Я быстро подсчитал: значит, она родила его, когда ей самой было четырнадцать.
— Что он делает, учится?
— A-а, не знаю, — безразлично махнула рукой и отвернулась.
— Как же вы не знаете?
— Он уже год, как сбежал из дому и пропал куда-то.
— Значит, на него пособие не платят?
— Получаю, док. Мне надо бойфренда содержать. Он на мои деньги живёт.
— Что ж, бойфренд не работает?
— Ему шестнадцать лет, док.
Ага, вот что…
В округе нашего госпиталя дети были основным и единственным источником законных доходов. Хотя противозачаточные таблетки были в ходу, но детей рожали и рожали, сколько могли, — для денег.
Одна из больных, пятидесятидвухлетняя наркоманка и алкоголик, страшная, лохматая и грязная, со всякими хроническими болезнями, спрашивала меня:
— Док, как мне забеременеть? Я хочу ребёнка, док.
— Для чего вам ребёнок? Вы ведь в возрасте, да и больны очень.
— Док, я хочу ребёнка.
— Ваш муж тоже хочет ребёнка?
— У меня нет мужа, док.
— Тогда тем более, зачем вам ребёнок?
— Я хочу получать на него сто пятьдесят баксов в месяц.
У них полностью отсутствовал основной элемент социальной структуры общества — нормальная семья. Практически никто из наших пациентов не вёл семейной жизни.

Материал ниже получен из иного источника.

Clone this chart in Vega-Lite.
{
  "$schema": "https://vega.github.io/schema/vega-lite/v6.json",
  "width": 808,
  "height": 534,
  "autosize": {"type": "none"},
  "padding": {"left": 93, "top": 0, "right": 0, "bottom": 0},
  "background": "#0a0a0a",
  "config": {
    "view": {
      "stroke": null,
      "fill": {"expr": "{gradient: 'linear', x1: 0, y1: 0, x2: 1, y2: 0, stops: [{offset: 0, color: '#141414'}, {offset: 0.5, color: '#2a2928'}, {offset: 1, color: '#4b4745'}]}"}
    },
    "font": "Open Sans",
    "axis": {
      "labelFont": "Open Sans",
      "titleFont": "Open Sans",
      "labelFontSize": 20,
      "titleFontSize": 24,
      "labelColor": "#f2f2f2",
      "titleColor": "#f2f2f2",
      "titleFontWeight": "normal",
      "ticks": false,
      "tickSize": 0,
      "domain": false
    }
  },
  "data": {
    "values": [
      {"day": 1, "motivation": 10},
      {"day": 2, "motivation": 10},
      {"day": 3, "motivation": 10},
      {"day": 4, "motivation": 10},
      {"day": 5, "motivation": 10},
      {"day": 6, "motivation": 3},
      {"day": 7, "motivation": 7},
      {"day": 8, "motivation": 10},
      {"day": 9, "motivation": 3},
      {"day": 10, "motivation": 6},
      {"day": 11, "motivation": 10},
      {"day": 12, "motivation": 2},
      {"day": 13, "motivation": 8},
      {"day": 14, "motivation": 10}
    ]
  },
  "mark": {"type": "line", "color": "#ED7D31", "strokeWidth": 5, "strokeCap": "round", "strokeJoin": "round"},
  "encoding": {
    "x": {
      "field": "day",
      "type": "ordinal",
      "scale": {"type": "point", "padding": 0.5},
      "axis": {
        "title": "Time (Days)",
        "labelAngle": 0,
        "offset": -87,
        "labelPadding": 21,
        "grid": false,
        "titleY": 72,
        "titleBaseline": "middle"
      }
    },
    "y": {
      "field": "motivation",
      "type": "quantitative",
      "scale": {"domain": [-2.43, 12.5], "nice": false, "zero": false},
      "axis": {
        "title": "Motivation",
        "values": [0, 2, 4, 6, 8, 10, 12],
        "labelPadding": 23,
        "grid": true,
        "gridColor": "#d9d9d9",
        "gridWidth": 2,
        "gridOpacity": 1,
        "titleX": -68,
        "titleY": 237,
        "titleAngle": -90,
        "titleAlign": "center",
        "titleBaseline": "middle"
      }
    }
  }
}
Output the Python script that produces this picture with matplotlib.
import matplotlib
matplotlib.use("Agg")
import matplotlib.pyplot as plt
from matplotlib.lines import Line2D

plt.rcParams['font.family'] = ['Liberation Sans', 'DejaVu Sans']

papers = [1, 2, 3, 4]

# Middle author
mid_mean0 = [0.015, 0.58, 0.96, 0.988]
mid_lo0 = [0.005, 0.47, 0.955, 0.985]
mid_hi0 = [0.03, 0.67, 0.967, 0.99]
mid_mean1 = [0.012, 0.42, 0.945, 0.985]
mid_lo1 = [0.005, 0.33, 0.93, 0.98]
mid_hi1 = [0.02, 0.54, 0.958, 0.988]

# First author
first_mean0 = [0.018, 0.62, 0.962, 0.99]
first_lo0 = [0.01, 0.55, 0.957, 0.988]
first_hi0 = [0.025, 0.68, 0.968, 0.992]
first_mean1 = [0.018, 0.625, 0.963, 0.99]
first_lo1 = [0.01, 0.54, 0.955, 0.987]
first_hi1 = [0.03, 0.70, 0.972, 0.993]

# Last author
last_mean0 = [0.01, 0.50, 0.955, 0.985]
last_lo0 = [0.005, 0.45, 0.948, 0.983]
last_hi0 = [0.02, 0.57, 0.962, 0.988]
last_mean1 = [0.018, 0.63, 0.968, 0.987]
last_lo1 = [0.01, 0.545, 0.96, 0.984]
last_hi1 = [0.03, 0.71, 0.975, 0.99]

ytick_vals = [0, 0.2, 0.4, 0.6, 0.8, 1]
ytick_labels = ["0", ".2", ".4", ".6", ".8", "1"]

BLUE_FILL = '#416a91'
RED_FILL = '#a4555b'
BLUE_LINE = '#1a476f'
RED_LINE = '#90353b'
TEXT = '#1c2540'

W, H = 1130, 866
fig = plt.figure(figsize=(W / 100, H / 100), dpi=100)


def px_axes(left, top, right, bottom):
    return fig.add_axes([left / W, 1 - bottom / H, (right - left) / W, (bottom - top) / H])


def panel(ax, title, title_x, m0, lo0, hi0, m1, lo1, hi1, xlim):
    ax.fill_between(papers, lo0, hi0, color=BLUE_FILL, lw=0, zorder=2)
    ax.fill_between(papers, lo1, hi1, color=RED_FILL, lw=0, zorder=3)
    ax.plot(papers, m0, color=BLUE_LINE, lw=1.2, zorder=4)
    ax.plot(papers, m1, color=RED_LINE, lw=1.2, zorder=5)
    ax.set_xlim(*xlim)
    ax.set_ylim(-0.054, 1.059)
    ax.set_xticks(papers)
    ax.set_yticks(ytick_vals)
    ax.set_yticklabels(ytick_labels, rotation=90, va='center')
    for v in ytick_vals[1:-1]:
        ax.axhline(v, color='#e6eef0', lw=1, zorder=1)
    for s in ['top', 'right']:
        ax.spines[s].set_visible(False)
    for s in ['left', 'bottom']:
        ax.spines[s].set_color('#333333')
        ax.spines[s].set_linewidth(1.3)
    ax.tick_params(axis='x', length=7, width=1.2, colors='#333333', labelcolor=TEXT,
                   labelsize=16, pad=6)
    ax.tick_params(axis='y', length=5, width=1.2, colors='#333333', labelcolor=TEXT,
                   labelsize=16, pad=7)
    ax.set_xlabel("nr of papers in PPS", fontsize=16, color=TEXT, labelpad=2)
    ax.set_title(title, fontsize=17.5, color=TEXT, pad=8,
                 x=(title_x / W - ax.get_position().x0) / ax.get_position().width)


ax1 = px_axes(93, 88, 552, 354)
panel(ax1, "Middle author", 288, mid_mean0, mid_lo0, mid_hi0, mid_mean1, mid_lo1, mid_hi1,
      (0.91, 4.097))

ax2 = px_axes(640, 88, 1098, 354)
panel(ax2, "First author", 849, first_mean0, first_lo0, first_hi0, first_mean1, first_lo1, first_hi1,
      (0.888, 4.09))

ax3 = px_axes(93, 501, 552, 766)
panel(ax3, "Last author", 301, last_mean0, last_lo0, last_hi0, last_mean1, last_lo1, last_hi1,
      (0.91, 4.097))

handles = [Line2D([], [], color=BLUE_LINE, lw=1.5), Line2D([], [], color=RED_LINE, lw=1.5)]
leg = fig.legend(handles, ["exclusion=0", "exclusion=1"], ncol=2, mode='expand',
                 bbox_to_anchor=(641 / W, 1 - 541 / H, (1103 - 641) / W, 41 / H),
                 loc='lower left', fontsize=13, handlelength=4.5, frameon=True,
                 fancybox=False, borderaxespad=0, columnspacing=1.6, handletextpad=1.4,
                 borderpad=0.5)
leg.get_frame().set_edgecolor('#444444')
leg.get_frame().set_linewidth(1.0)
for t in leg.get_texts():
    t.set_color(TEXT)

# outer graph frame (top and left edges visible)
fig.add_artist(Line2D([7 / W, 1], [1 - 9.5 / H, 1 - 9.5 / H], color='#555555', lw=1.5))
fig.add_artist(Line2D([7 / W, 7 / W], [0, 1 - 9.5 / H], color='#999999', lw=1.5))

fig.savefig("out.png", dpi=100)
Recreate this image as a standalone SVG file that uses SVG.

Они жили по улицам какими-то странными стаями; пусть меня простят за сравнение, но существовали они, как животные, на своих территориях. И всё это было не в глубине джунглей, эти тени Бруклина годами безнаказанно существовали в многомиллионном городе — финансовой, информационной и торговой столице всего мира.
Девочек тринадцати-четырнадцати лет, которые уже имели своих детей, было полно. Одна молодая женщина, лет тридцати, принесла больного мальчика трёх лет. С ней была девушка, на вид лет пятнадцати, очевидно — старшая дочка. Пока я осматривал ребёнка, девушка играла его пальчиками и хихикала. Чтобы положить его в госпиталь, нужно было письменное согласие матери.
— Теперь вы, мамаша, должны подписаться вот здесь, — протянул я бумагу той женщине.
— Я не мама, я бабушка, — сказала она со смехом.
— Вы — бабушка? Ни за что бы не подумал. Сколько вам лет?
— Тридцать один.
— Да? А где же мать?
— Да вот она — мать, — указала на девушку.
Удивившись, я протянул бумагу ей.
— Тогда вы должны подписать. Вам уже есть восемнадцать?
Она заморгала глазами от удивления. Вступилась мать:
— Не-е, док, ей только шестнадцать.
По закону она подписать не могла, пришлось подписывать бабушке.
Кто были отцы — этого почти никогда не знали и, очевидно, не очень интересовались.
Во многих случаях отцами младенцев бывали отцы, родственники или братья девочек-матерей: в обществе, более похожем на звериное, чем на человеческое, это ни грехом, ни странностью не считалось. И вот что интересно: несмотря на все и всякие кровосмешения, практически никогда к нам не приводили изнасилованных девочек.